Wednesday, 30 June 2010

Gordon Brown is still waiting for 

a leaving gift from Cabinet colleagues

Gordon Brown's 'messy' departure from Downing Street is blamed.

 
Gordon Brown, the Prime Minister and leader of the Labour Party.
Gordon Brown's former Cabinet colleagues appear to have made a conscious decision to give him nothing Photo: PAUL GROVER

If Gordon Brown has shown little enthusiasm for keeping in touch with his former Cabinet colleagues, it may be because they neglected the tradition of having a whip round for him when he stepped down as prime minister.

"I think that is a private matter, don't you?"I was told by an irritable John Denham. Brown's communities secretary then put the telephone down.

When I asked Pat McFadden, the former business minister, who attended Cabinet meetings, if he knew of any gift, he said: "I have never heard it mentioned. No, there hasn't been a whip round."

Even if Brown had been minded to accept a leaving gift in a characteristically low-key way – in the manner, for instance, that he signed the Lisbon Treaty – it wouldn't have made any difference. His former Cabinet colleagues appear to have made a conscious decision to give him nothing.

"Part of it was because of the circumstances of his departure," one tells me on condition I do not name him. "For a while, we didn't know if he was going or not." By contrast, when Tony Blair left office, Sir Gus O'Donnell, the Cabinet Secretary, had asked each member of his cabinet to chip in £80 to buy him a print of Chequers. It was presented to him at their last meeting.

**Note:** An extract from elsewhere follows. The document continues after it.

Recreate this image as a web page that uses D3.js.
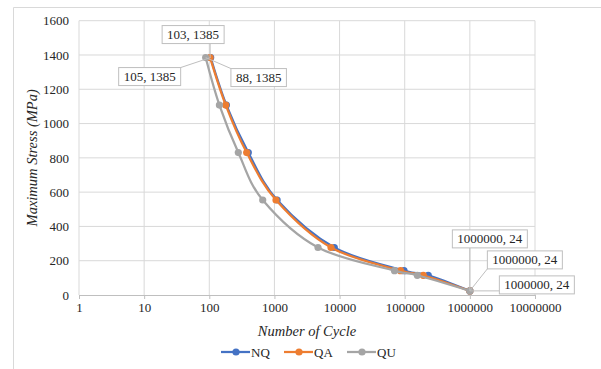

Even now, it is not too late for Brown's comrades to make amends, but it seems a forlorn hope. So many of the candidates for the Labour leadership are in the business of distancing themselves from the former prime minister that the last thing they would want is a picture of them to be taken presenting him with a belated bauble.

For all that, I reckon Brown should have a gift. Suggestions on a postcard, please.